DO THIS:
Write out, word for word, every line from the first one through the line that holds "(pB) -- (fTR);", and nothing else; skip the pictures.

──────────────────────────────

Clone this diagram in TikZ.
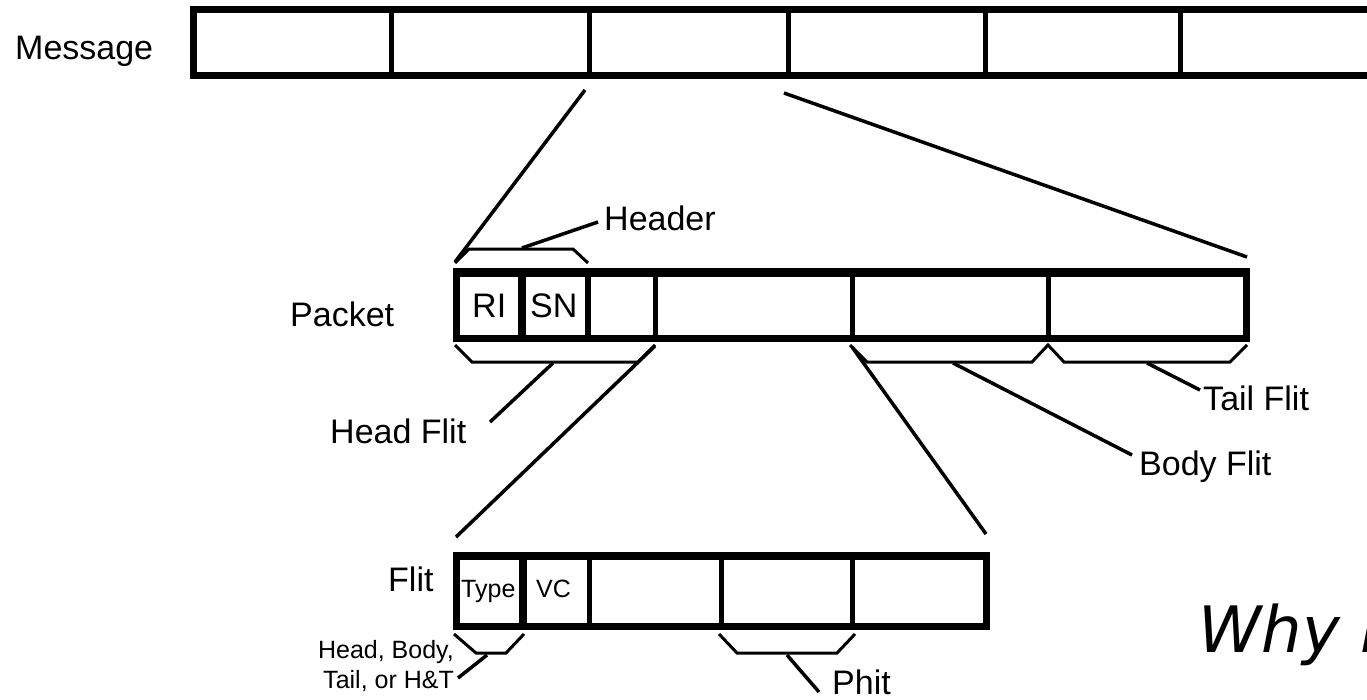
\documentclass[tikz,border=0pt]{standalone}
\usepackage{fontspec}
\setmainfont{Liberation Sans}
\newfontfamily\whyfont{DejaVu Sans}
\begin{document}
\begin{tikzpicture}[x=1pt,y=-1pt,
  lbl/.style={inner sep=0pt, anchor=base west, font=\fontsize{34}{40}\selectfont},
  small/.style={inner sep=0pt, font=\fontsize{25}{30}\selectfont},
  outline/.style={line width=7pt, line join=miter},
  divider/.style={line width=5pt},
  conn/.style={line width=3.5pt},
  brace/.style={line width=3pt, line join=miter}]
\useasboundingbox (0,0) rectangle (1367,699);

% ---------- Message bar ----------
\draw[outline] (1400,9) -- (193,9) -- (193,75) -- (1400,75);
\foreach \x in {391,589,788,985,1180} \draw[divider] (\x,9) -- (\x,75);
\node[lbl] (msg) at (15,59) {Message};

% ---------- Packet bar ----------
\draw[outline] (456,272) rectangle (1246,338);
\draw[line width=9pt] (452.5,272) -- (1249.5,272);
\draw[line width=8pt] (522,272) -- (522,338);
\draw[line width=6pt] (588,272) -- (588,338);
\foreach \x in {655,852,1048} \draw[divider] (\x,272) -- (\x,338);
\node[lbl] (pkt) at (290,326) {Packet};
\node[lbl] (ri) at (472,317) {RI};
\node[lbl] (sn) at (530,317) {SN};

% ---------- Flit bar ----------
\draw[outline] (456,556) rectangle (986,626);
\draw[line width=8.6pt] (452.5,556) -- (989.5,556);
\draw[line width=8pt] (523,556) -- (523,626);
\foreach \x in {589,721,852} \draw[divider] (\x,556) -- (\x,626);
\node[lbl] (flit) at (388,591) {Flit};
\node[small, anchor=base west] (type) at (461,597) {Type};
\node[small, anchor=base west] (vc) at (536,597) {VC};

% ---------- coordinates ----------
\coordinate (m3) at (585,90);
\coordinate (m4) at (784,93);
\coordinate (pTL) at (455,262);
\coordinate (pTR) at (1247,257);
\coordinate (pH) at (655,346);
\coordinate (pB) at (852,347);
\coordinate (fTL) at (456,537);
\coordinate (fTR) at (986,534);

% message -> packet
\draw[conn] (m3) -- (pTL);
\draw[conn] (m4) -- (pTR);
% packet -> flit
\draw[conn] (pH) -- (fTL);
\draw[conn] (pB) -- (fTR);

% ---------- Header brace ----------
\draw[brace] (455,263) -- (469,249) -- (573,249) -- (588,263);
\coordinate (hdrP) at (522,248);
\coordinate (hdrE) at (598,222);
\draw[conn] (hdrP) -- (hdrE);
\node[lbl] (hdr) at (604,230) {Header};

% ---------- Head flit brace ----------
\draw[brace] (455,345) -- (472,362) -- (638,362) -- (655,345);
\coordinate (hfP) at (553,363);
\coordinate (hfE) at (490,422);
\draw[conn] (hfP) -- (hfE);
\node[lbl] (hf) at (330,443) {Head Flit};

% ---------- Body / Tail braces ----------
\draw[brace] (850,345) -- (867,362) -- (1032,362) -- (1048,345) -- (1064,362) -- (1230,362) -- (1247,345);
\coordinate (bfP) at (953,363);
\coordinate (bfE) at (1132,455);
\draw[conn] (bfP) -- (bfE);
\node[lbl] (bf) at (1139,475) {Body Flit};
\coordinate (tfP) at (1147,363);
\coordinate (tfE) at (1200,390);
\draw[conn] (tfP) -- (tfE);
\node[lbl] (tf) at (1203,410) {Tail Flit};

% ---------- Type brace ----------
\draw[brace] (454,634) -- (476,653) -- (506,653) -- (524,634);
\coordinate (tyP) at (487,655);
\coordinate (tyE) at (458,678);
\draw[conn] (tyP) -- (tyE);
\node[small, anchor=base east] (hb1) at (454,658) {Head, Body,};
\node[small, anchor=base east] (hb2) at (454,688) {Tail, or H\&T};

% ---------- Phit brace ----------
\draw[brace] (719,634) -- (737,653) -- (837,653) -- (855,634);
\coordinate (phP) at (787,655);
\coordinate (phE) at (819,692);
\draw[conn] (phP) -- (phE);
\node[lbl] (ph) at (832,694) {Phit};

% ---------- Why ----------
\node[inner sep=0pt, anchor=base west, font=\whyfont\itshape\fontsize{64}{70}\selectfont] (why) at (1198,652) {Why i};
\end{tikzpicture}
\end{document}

──────────────────────────────

FINISHED ANSWER:
Clone this diagram in TikZ.
\documentclass[tikz,border=0pt]{standalone}
\usepackage{fontspec}
\setmainfont{Liberation Sans}
\newfontfamily\whyfont{DejaVu Sans}
\begin{document}
\begin{tikzpicture}[x=1pt,y=-1pt,
  lbl/.style={inner sep=0pt, anchor=base west, font=\fontsize{34}{40}\selectfont},
  small/.style={inner sep=0pt, font=\fontsize{25}{30}\selectfont},
  outline/.style={line width=7pt, line join=miter},
  divider/.style={line width=5pt},
  conn/.style={line width=3.5pt},
  brace/.style={line width=3pt, line join=miter}]
\useasboundingbox (0,0) rectangle (1367,699);

% ---------- Message bar ----------
\draw[outline] (1400,9) -- (193,9) -- (193,75) -- (1400,75);
\foreach \x in {391,589,788,985,1180} \draw[divider] (\x,9) -- (\x,75);
\node[lbl] (msg) at (15,59) {Message};

% ---------- Packet bar ----------
\draw[outline] (456,272) rectangle (1246,338);
\draw[line width=9pt] (452.5,272) -- (1249.5,272);
\draw[line width=8pt] (522,272) -- (522,338);
\draw[line width=6pt] (588,272) -- (588,338);
\foreach \x in {655,852,1048} \draw[divider] (\x,272) -- (\x,338);
\node[lbl] (pkt) at (290,326) {Packet};
\node[lbl] (ri) at (472,317) {RI};
\node[lbl] (sn) at (530,317) {SN};

% ---------- Flit bar ----------
\draw[outline] (456,556) rectangle (986,626);
\draw[line width=8.6pt] (452.5,556) -- (989.5,556);
\draw[line width=8pt] (523,556) -- (523,626);
\foreach \x in {589,721,852} \draw[divider] (\x,556) -- (\x,626);
\node[lbl] (flit) at (388,591) {Flit};
\node[small, anchor=base west] (type) at (461,597) {Type};
\node[small, anchor=base west] (vc) at (536,597) {VC};

% ---------- coordinates ----------
\coordinate (m3) at (585,90);
\coordinate (m4) at (784,93);
\coordinate (pTL) at (455,262);
\coordinate (pTR) at (1247,257);
\coordinate (pH) at (655,346);
\coordinate (pB) at (852,347);
\coordinate (fTL) at (456,537);
\coordinate (fTR) at (986,534);

% message -> packet
\draw[conn] (m3) -- (pTL);
\draw[conn] (m4) -- (pTR);
% packet -> flit
\draw[conn] (pH) -- (fTL);
\draw[conn] (pB) -- (fTR);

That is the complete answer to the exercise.